_TASK PROMPT:_ Copy the data precisely, character for character, and leave out every picture.
>> START COLLECTED MATERIAL
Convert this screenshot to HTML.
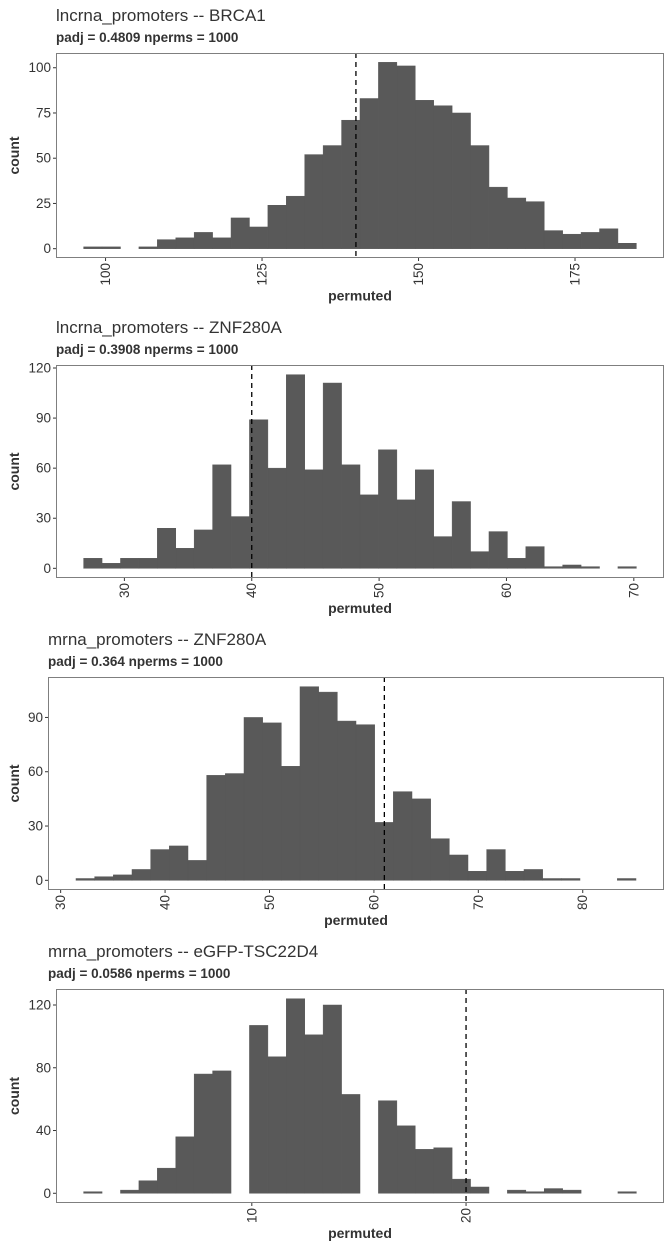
<!DOCTYPE html>
<html><head><meta charset="utf-8">
<style>
html,body{margin:0;padding:0;background:#fff;}
svg{display:block;font-family:"Liberation Sans",Arial,sans-serif;}
</style></head>
<body>
<svg id="chart" width="672" height="1248" viewBox="0 0 672 1248"></svg>
<script>
// ---- data ----
const p1Counts=[1,1,0,1,5,6,9,6,17,12,24,29,52,57,71,83,103,101,82,79,75,57,34,28,26,10,8,9,11,3];
const p1Range=[96.5,184.8];
const p1Line=140;
const p1XTicks=[100,125,150,175];
const p1YTicks=[0,25,50,75,100];
const p1Title="lncrna_promoters -- BRCA1";
const p1Sub="padj = 0.4809 nperms = 1000";

const p2Counts=[6,3,6,6,24,12,23,62,31,89,60,116,59,111,62,44,71,41,59,19,40,10,22,6,13,1,2,1,0,1];
const p2Range=[26.8,70.2];
const p2Line=40;
const p2XTicks=[30,40,50,60,70];
const p2YTicks=[0,30,60,90,120];
const p2Title="lncrna_promoters -- ZNF280A";
const p2Sub="padj = 0.3908 nperms = 1000";

const p3Counts=[1,2,3,6,17,19,11,58,59,90,87,63,107,104,88,86,32,49,45,23,14,5,17,5,6,1,1,0,0,1];
const p3Range=[31.47,85.1];
const p3Line=61;
const p3XTicks=[30,40,50,60,70,80];
const p3YTicks=[0,30,60,90];
const p3Title="mrna_promoters -- ZNF280A";
const p3Sub="padj = 0.364 nperms = 1000";

const p4Counts=[1,0,2,8,16,36,76,78,0,107,87,124,101,120,63,0,59,43,28,29,9,4,0,2,1,3,2,0,0,1];
const p4Range=[2.15,27.95];
const p4Line=20;
const p4XTicks=[10,20];
const p4YTicks=[0,40,80,120];
const p4Title="mrna_promoters -- eGFP-TSC22D4";
const p4Sub="padj = 0.0586 nperms = 1000";

// ---- layout ----
const NS="http://www.w3.org/2000/svg";
const svg=document.getElementById('chart');
function mk(tag,attrs,parent){const e=document.createElementNS(NS,tag);for(const k in attrs)e.setAttribute(k,attrs[k]);(parent||svg).appendChild(e);return e;}

function panel(id,counts,range,line,xticks,yticks,title,sub,box){
  const g=mk('g',{});
  
  
  const maxC=Math.max(...counts);
  const yMin=-0.05*maxC, yMax=1.05*maxC;
  const span=range[1]-range[0];
  const xMin=range[0]-0.05*span, xMax=range[1]+0.05*span;
  const X=v=>box.l+(v-xMin)/(xMax-xMin)*(box.r-box.l);
  const Y=v=>box.b-(v-yMin)/(yMax-yMin)*(box.b-box.t);
  const t=mk('text',{x:box.tx,y:box.t-32,'font-size':17,fill:'#333'},g);t.textContent=title;
  
  
  const s=mk('text',{x:box.tx,y:box.t-11,'font-size':13.5,'font-weight':'bold',fill:'#333'},g);s.textContent=sub;
  
  
  const w=span/counts.length;
  counts.forEach((c,i)=>{
    if(c<=0)return;
    const x0=X(range[0]+i*w),x1=X(range[0]+(i+1)*w);
    const r=mk('rect',{x:x0,y:Y(c),width:x1-x0,height:Math.max(Y(0)-Y(c),0.8),fill:'#595959',stroke:'#595959','stroke-width':0.5},g);
    
    
  });
  const vl=mk('line',{x1:X(line),x2:X(line),y1:box.t,y2:box.b,stroke:'#000','stroke-width':1.3,'stroke-dasharray':'5,4'},g);
  
  
  const bd=mk('rect',{x:box.l+0.5,y:box.t+0.5,width:box.r-box.l-1,height:box.b-box.t-1,fill:'none',stroke:'#7f7f7f','stroke-width':1},g);
  
  
  yticks.forEach(v=>{
    const y=Y(v);
    mk('line',{x1:box.l-3,x2:box.l,y1:y,y2:y,stroke:'#333'},g);
    const tl=mk('text',{x:box.l-5,y:y+4.5,'font-size':13.5,fill:'#333','text-anchor':'end'},g);tl.textContent=v;
    
    
  });
  let maxDigits=0;
  xticks.forEach(v=>{
    maxDigits=Math.max(maxDigits,String(v).length);
    const x=X(v);
    mk('line',{x1:x,x2:x,y1:box.b,y2:box.b+3,stroke:'#333'},g);
    const tl=mk('text',{x:0,y:0,'font-size':13.5,fill:'#333','text-anchor':'end',transform:`translate(${x+4.5},${box.b+5}) rotate(-90)`},g);tl.textContent=v;
    
    
  });
  const xt=mk('text',{x:(box.l+box.r)/2,y:box.b+20+7.5*maxDigits,'font-size':14,'font-weight':'bold',fill:'#333','text-anchor':'middle'},g);xt.textContent='permuted';
  
  
  const yc=(box.t+box.b)/2;
  const yt=mk('text',{x:0,y:0,'font-size':14,'font-weight':'bold',fill:'#333','text-anchor':'middle',transform:`translate(19,${yc}) rotate(-90)`},g);yt.textContent='count';
  
  
}
panel('panel-lncrna-brca1',p1Counts,p1Range,p1Line,p1XTicks,p1YTicks,p1Title,p1Sub,{l:56,r:664,t:53,b:258,tx:56});
panel('panel-lncrna-znf280a',p2Counts,p2Range,p2Line,p2XTicks,p2YTicks,p2Title,p2Sub,{l:56,r:664,t:365,b:578,tx:56});
panel('panel-mrna-znf280a',p3Counts,p3Range,p3Line,p3XTicks,p3YTicks,p3Title,p3Sub,{l:48,r:664,t:677,b:890,tx:48});
panel('panel-mrna-egfp-tsc22d4',p4Counts,p4Range,p4Line,p4XTicks,p4YTicks,p4Title,p4Sub,{l:56,r:664,t:989,b:1203,tx:48});
</script>
</body></html>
>> END COLLECTED MATERIAL
_EXPECTED ANSWER:_
Convert this screenshot to HTML.
<!DOCTYPE html>
<html><head><meta charset="utf-8">
<style>
html,body{margin:0;padding:0;background:#fff;}
svg{display:block;font-family:"Liberation Sans",Arial,sans-serif;}
</style></head>
<body>
<svg id="chart" width="672" height="1248" viewBox="0 0 672 1248"></svg>
<script>
// ---- data ----
const p1Counts=[1,1,0,1,5,6,9,6,17,12,24,29,52,57,71,83,103,101,82,79,75,57,34,28,26,10,8,9,11,3];
const p1Range=[96.5,184.8];
const p1Line=140;
const p1XTicks=[100,125,150,175];
const p1YTicks=[0,25,50,75,100];
const p1Title="lncrna_promoters -- BRCA1";
const p1Sub="padj = 0.4809 nperms = 1000";

const p2Counts=[6,3,6,6,24,12,23,62,31,89,60,116,59,111,62,44,71,41,59,19,40,10,22,6,13,1,2,1,0,1];
const p2Range=[26.8,70.2];
const p2Line=40;
const p2XTicks=[30,40,50,60,70];
const p2YTicks=[0,30,60,90,120];
const p2Title="lncrna_promoters -- ZNF280A";
const p2Sub="padj = 0.3908 nperms = 1000";

const p3Counts=[1,2,3,6,17,19,11,58,59,90,87,63,107,104,88,86,32,49,45,23,14,5,17,5,6,1,1,0,0,1];
const p3Range=[31.47,85.1];
const p3Line=61;
const p3XTicks=[30,40,50,60,70,80];
const p3YTicks=[0,30,60,90];
const p3Title="mrna_promoters -- ZNF280A";
const p3Sub="padj = 0.364 nperms = 1000";

const p4Counts=[1,0,2,8,16,36,76,78,0,107,87,124,101,120,63,0,59,43,28,29,9,4,0,2,1,3,2,0,0,1];
const p4Range=[2.15,27.95];
const p4Line=20;
const p4XTicks=[10,20];
const p4YTicks=[0,40,80,120];
const p4Title="mrna_promoters -- eGFP-TSC22D4";
const p4Sub="padj = 0.0586 nperms = 1000";

// ---- layout ----
const NS="http://www.w3.org/2000/svg";
const svg=document.getElementById('chart');
function mk(tag,attrs,parent){const e=document.createElementNS(NS,tag);for(const k in attrs)e.setAttribute(k,attrs[k]);(parent||svg).appendChild(e);return e;}

function panel(id,counts,range,line,xticks,yticks,title,sub,box){
  const g=mk('g',{});
  
  
  const maxC=Math.max(...counts);
  const yMin=-0.05*maxC, yMax=1.05*maxC;
  const span=range[1]-range[0];
  const xMin=range[0]-0.05*span, xMax=range[1]+0.05*span;
  const X=v=>box.l+(v-xMin)/(xMax-xMin)*(box.r-box.l);
  const Y=v=>box.b-(v-yMin)/(yMax-yMin)*(box.b-box.t);
  const t=mk('text',{x:box.tx,y:box.t-32,'font-size':17,fill:'#333'},g);t.textContent=title;
  
  
  const s=mk('text',{x:box.tx,y:box.t-11,'font-size':13.5,'font-weight':'bold',fill:'#333'},g);s.textContent=sub;
  
  
  const w=span/counts.length;
  counts.forEach((c,i)=>{
    if(c<=0)return;
    const x0=X(range[0]+i*w),x1=X(range[0]+(i+1)*w);
    const r=mk('rect',{x:x0,y:Y(c),width:x1-x0,height:Math.max(Y(0)-Y(c),0.8),fill:'#595959',stroke:'#595959','stroke-width':0.5},g);
    
    
  });
  const vl=mk('line',{x1:X(line),x2:X(line),y1:box.t,y2:box.b,stroke:'#000','stroke-width':1.3,'stroke-dasharray':'5,4'},g);
  
  
  const bd=mk('rect',{x:box.l+0.5,y:box.t+0.5,width:box.r-box.l-1,height:box.b-box.t-1,fill:'none',stroke:'#7f7f7f','stroke-width':1},g);
  
  
  yticks.forEach(v=>{
    const y=Y(v);
    mk('line',{x1:box.l-3,x2:box.l,y1:y,y2:y,stroke:'#333'},g);
    const tl=mk('text',{x:box.l-5,y:y+4.5,'font-size':13.5,fill:'#333','text-anchor':'end'},g);tl.textContent=v;
    
    
  });
  let maxDigits=0;
  xticks.forEach(v=>{
    maxDigits=Math.max(maxDigits,String(v).length);
    const x=X(v);
    mk('line',{x1:x,x2:x,y1:box.b,y2:box.b+3,stroke:'#333'},g);
    const tl=mk('text',{x:0,y:0,'font-size':13.5,fill:'#333','text-anchor':'end',transform:`translate(${x+4.5},${box.b+5}) rotate(-90)`},g);tl.textContent=v;
    
    
  });
  const xt=mk('text',{x:(box.l+box.r)/2,y:box.b+20+7.5*maxDigits,'font-size':14,'font-weight':'bold',fill:'#333','text-anchor':'middle'},g);xt.textContent='permuted';
  
  
  const yc=(box.t+box.b)/2;
  const yt=mk('text',{x:0,y:0,'font-size':14,'font-weight':'bold',fill:'#333','text-anchor':'middle',transform:`translate(19,${yc}) rotate(-90)`},g);yt.textContent='count';
  
  
}
panel('panel-lncrna-brca1',p1Counts,p1Range,p1Line,p1XTicks,p1YTicks,p1Title,p1Sub,{l:56,r:664,t:53,b:258,tx:56});
panel('panel-lncrna-znf280a',p2Counts,p2Range,p2Line,p2XTicks,p2YTicks,p2Title,p2Sub,{l:56,r:664,t:365,b:578,tx:56});
panel('panel-mrna-znf280a',p3Counts,p3Range,p3Line,p3XTicks,p3YTicks,p3Title,p3Sub,{l:48,r:664,t:677,b:890,tx:48});
panel('panel-mrna-egfp-tsc22d4',p4Counts,p4Range,p4Line,p4XTicks,p4YTicks,p4Title,p4Sub,{l:56,r:664,t:989,b:1203,tx:48});
</script>
</body></html>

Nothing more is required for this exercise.